Once the 2007 state, federal and borough budgets are known, the board will fund the packages from most important to least, which means there is competition between teams to get their packages ranked high, Sherman said.
When the money runs out, the rest of the list will be scrapped. This new system is called program based budgeting, and it is intended to bring more input into the budgeting process while showing taxpayers and legislators what their education dollars buy.
Tonight is the first of four team meetings. The process culminates in a presentation of packages by the five team leaders on Feb. 17, from 9 a.m. to 3 p.m.
Each leader will present three packages, each representing a different funding scenario. One scenario will be based on a budget similar to the one the school district received last year, adjusted for cost of living increase and other allowances, Sherman said.
The other packages will represent a 15 percent decrease in status quo funding and a 10 percent increase.
A 15 percent decrease would require massive cuts to functions and programs.
“What you will be left with is a bare-bones budget of those things that are most important, as a team, in the middle school,” said Amy Spargo, Wasilla Middle School principal.

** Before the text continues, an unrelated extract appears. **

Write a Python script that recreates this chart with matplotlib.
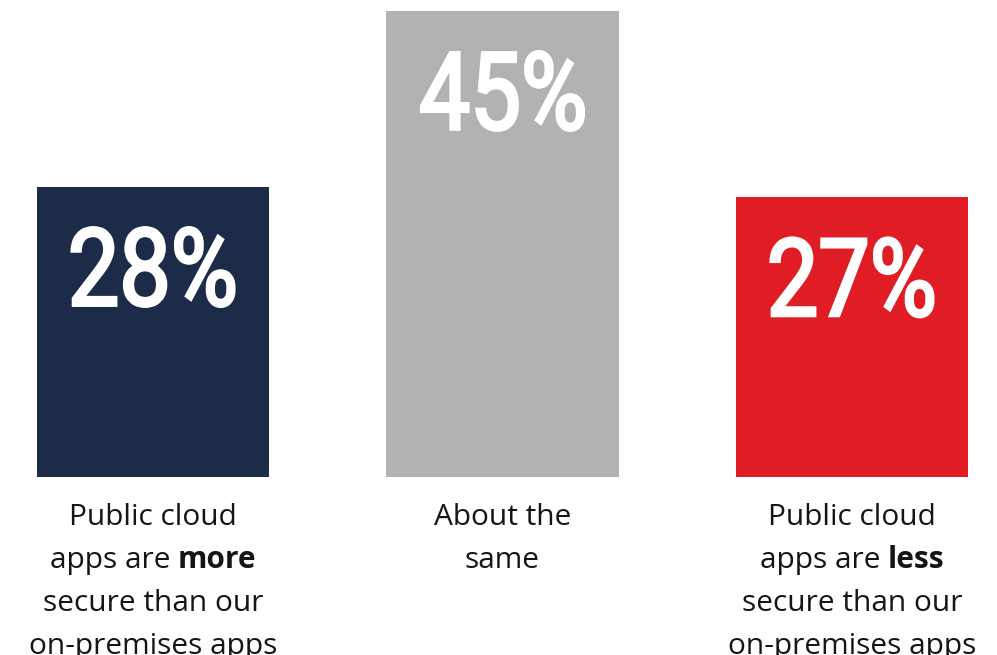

Spargo is the middle schools team leader.
A 10 percent increase would help improve school safety, reduce class size and put extra staff in the school office, “things that were cut in the past and would like to see restored,” she said.
In middle school, the highest priority is to provide additional support in reading writing and math, she said, “to create a system of intervention so no kids fall through the cracks in middle schools.”
Other teams will have other priorities.
None of the packages will represent frivolous spending, Spargo said. Even the enhanced package represents things that principals feel are seriously needed in their schools now.
“This is not a wish list,” Spargo said.
Packages cannot change negotiated agreements, be unsafe or illegal, violate school board policy or violate health or safety codes.
Spargo said each package must include an impact statement: how each program would affect performance, why one program is a priority and why another is not, and whether the team thinks a particular funding allocation would result in an increase or decrease in student learning.
The school board must approve all packages representing a 15 percent decrease in status quo before approving status quo packages.
The program-based budget will be integrated into the district through a two- to three-year process, so the community and staff can gain familiarity with it, and so the district can increase the number of teams to as many as 20.
“The first couple years will be the hardest,” Sherman said.